Gauff on the role experience may -- or may not -- have played: "I don't know, to be honest. When I played against her, I didn't feel like she was lacking experience. Honestly, at the end of the first set it was weird. I don't know if it was the energy she was giving off or anything, wasn't really quite anything she did, but I had a feeling that, even though I lost that set, I felt like I won the set.

"I knew in my head that I was playing the right way. I mean, 5-4 serving for it, 30-0 and she played great in the tiebreaker. I think I had two loose points and that matters in the tiebreaker.

"I can say probably experience played a factor, but honestly what it felt like on the court, it didn't feel like [it]. You know, I played two other people that were younger than me, and in one of those matches for sure I would say experience played a part, but I don't know if that meant today. I think she plays beyond her years, and I don't know, feels similar to how I was." 
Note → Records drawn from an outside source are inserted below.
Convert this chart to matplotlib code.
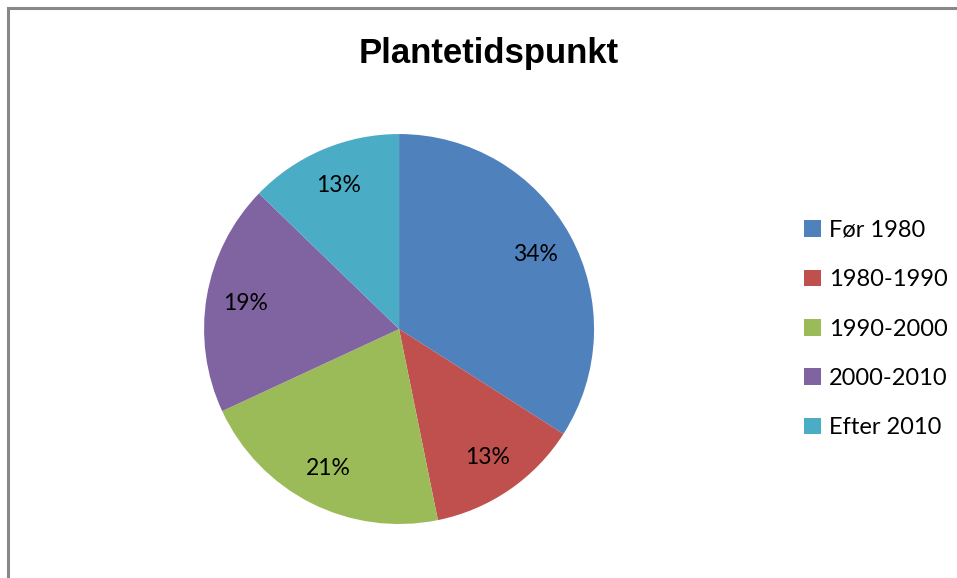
import matplotlib.pyplot as plt
from matplotlib.patches import Rectangle

categories = ['Før 1980', '1980-1990', '1990-2000', '2000-2010', 'Efter 2010']
counts = [16, 6, 10, 9, 6]
colors = ['#4F81BD', '#C0504D', '#9BBB59', '#8064A2', '#4BACC6']

fig = plt.figure(figsize=(9.57, 5.78), dpi=100)

# grey chart border (cut off at right and bottom like the screenshot)
fig.patches.append(Rectangle((8 / 957, -0.05), 1.1, (578 - 8) / 578 + 0.05,
                             transform=fig.transFigure, fill=False,
                             edgecolor='#888888', linewidth=2.2))

ax = fig.add_axes([0.417 - 0.2038, 0.4308 - 0.3374, 0.4076, 0.6747])
wedges, texts, autotexts = ax.pie(counts, colors=colors, startangle=90, counterclock=False,
                                  autopct='%.0f%%', pctdistance=0.8, radius=1,
                                  wedgeprops=dict(linewidth=0))
for t in autotexts:
    t.set_fontsize(16.5)
    t.set_family('Lato')
    t.set_color('black')
ax.set_xlim(-1, 1)
ax.set_ylim(-1, 1)
ax.set_aspect('equal')

fig.text(489 / 957, 1 - 53 / 578, 'Plantetidspunkt', ha='center', va='center',
         fontsize=25, fontweight='bold', family='Liberation Sans')

leg = fig.legend(wedges, categories, loc='center left', bbox_to_anchor=(783 / 957, 1 - 329 / 578),
                 frameon=False, prop={'family': 'Lato', 'size': 17},
                 handlelength=0.7, handleheight=0.7, handletextpad=0.35, labelspacing=1.2)

fig.savefig('out.png', dpi=100)
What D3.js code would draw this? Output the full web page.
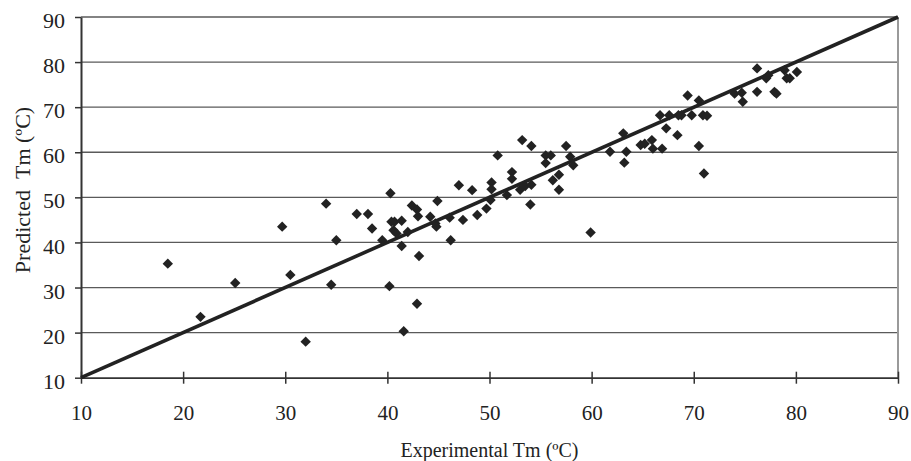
<!DOCTYPE html>
<html>
<head>
<meta charset="utf-8">
<script src="https://cdn.jsdelivr.net/npm/d3@7/dist/d3.min.js"></script>
<style>
  html, body { margin: 0; padding: 0; background: #fff; }
  svg { display: block; font-family: "Liberation Serif", "DejaVu Serif", serif; }
</style>
</head>
<body>
<svg id="chart" width="911" height="461"></svg>
<script>
// Experimental Tm (ºC)
const experimental = [
  18.5, 21.7, 25.1, 29.7, 30.5, 32.0, 34.0, 35.0, 34.5, 37.0,
  38.1, 38.5, 39.5, 40.3, 40.2, 40.4, 40.7, 40.6, 40.9, 41.4,
  41.4, 42.0, 43.1, 42.9, 41.6, 42.4, 42.9, 43.0, 44.2, 44.7,
  44.8, 44.9, 46.2, 46.1, 47.4, 47.0, 48.3, 48.8, 49.7, 50.2,
  50.2, 50.1, 50.8, 51.7, 52.2, 52.2, 53.0, 53.5, 54.1, 53.2,
  54.1, 54.0, 55.5, 56.0, 55.5, 56.2, 56.8, 56.8, 57.5, 57.9,
  58.2, 59.9, 61.8, 63.1, 63.4, 63.2, 64.8, 65.2, 65.9, 66.0,
  66.9, 66.7, 67.6, 68.5, 68.8, 67.3, 68.4, 69.4, 69.8, 70.5,
  70.9, 71.3, 70.5, 71.0, 74.0, 74.7, 74.8, 76.2, 76.2, 77.1,
  77.3, 77.9, 78.1, 78.9, 79.1, 79.4, 80.1
];
// Predicted Tm (ºC)
const predicted = [
  35.3, 23.5, 31.0, 43.5, 32.8, 18.0, 48.6, 40.5, 30.6, 46.3,
  46.3, 43.1, 40.5, 50.9, 30.3, 44.6, 44.6, 42.7, 42.0, 44.8,
  39.2, 42.3, 37.0, 26.4, 20.3, 48.2, 47.3, 45.8, 45.7, 44.2,
  43.5, 49.2, 40.5, 45.5, 45.0, 52.7, 51.6, 46.1, 47.5, 53.3,
  51.8, 49.4, 59.3, 50.5, 55.6, 54.1, 51.7, 52.5, 52.8, 62.7,
  61.4, 48.4, 59.3, 59.3, 57.6, 53.8, 55.0, 51.7, 61.4, 59.0,
  57.1, 42.2, 60.1, 64.2, 60.1, 57.7, 61.6, 61.9, 62.7, 60.8,
  60.8, 68.2, 68.2, 68.2, 68.2, 65.3, 63.8, 72.6, 68.2, 71.5,
  68.2, 68.1, 61.4, 55.3, 73.0, 73.2, 71.2, 73.4, 78.6, 76.4,
  77.1, 73.4, 73.0, 78.2, 76.4, 76.4, 77.8
];
const xTicks = [10, 20, 30, 40, 50, 60, 70, 80, 90];
const yTicks = [10, 20, 30, 40, 50, 60, 70, 80, 90];
const identityLine = [10, 90];
const xTitle = "Experimental Tm (ºC)";
const yTitle = "Predicted\u00a0\u00a0Tm (ºC)";

const svg = d3.select("#chart");
const x = d3.scaleLinear().domain([10, 90]).range([81, 898]);
const y = d3.scaleLinear().domain([10, 90]).range([377.7, 17]);
const ink = "#222";

// horizontal gridlines
svg.append("g").selectAll("line")
  .data(yTicks.filter(d => d > 10))
  .join("line")
  .attr("x1", x(10)).attr("x2", x(90))
  .attr("y1", d => y(d)).attr("y2", d => y(d))
  .attr("stroke", "#5a5a5a").attr("stroke-width", 1.3);

// right border
svg.append("line")
  .attr("x1", x(90)).attr("x2", x(90))
  .attr("y1", y(90)).attr("y2", y(10))
  .attr("stroke", "#9a9a9a").attr("stroke-width", 2);

// y axis
const yAxis = svg.append("g")
  .attr("transform", `translate(${x(10)},0)`)
  .call(d3.axisLeft(y).tickValues(yTicks).tickSize(6).tickPadding(10).tickSizeOuter(0));
yAxis.select(".domain").attr("stroke", "#333").attr("stroke-width", 2);
yAxis.selectAll(".tick line").attr("stroke", "#333").attr("stroke-width", 1.5);
yAxis.selectAll(".tick text")
  .attr("fill", ink).attr("font-size", 22).attr("dy", "0.48em")
  .style("font-family", '"Liberation Serif", serif');

// x axis
const xAxis = svg.append("g")
  .attr("transform", `translate(0,${y(10)})`)
  .call(d3.axisBottom(x).tickValues(xTicks).tickSize(6).tickSizeOuter(0));
xAxis.select(".domain").attr("stroke", "#333").attr("stroke-width", 1.8);
xAxis.selectAll(".tick line").attr("y1", -6).attr("y2", 6)
  .attr("stroke", "#333").attr("stroke-width", 1.5);
xAxis.selectAll(".tick text")
  .attr("fill", ink).attr("font-size", 21).attr("y", 42.8).attr("dy", 0)
  .style("font-family", '"Liberation Serif", serif');

// identity line
svg.append("line")
  .attr("x1", x(identityLine[0])).attr("y1", y(identityLine[0]))
  .attr("x2", x(identityLine[1])).attr("y2", y(identityLine[1]))
  .attr("stroke", ink).attr("stroke-width", 3.6);

// points
const pts = experimental.map((e, i) => [e, predicted[i]]);
svg.append("g").selectAll("path")
  .data(pts)
  .join("path")
  .attr("transform", d => `translate(${x(d[0])},${y(d[1])})`)
  .attr("d", "M0,-5.2L5.2,0L0,5.2L-5.2,0Z")
  .attr("fill", ink);

// titles
svg.append("text")
  .attr("x", (x(10) + x(90)) / 2).attr("y", 457)
  .attr("text-anchor", "middle").attr("font-size", 20).attr("fill", ink)
  .text(xTitle);

svg.append("text")
  .attr("transform", `translate(29.5,190) rotate(-90)`)
  .attr("text-anchor", "middle").attr("font-size", 22).attr("fill", ink)
  .text(yTitle);
</script>
</body>
</html>
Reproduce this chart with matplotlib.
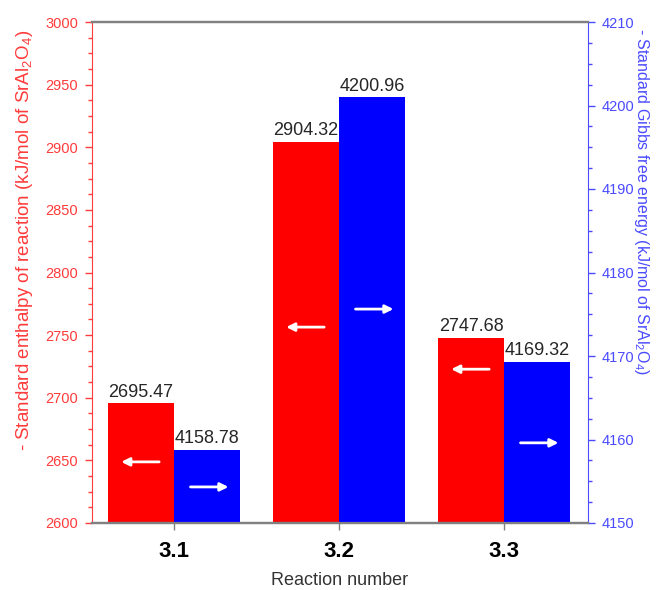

Schmiedlova scores career milestone: Schmiedlova is currently ranked No.100, but the 28-year-old is a three-time Hologic WTA Tour titlist and has been as high as No.26. The second week of a major has been missing from her résumé, though -- until this week, in her 33rd Grand Slam main-draw appearance, when Schmiedlova has notched that milestone in style.

The Slovak has yet to drop a set, and has conceded only 15 games in three matches. In her 1-hour, 20-minute defeat of Day, she struck 18 winners to the American's nine, with her ability to find sharp angles and change direction on her backhand wing proving crucial.

Schmiedlova's run has turned around a season in which she had only won two tour-level matches before Roland Garros. This week marks the first time she has won three consecutive tour-level matches since her run to the 2019 Hobart final.

Schmiedlova is the first player from Slovakia to reach a Grand Slam second week since Magdalena Rybarikova made the 2018 Australian Open fourth round, and the first to do so in Paris since Dominika Cibulkova's 2012 quarterfinal run.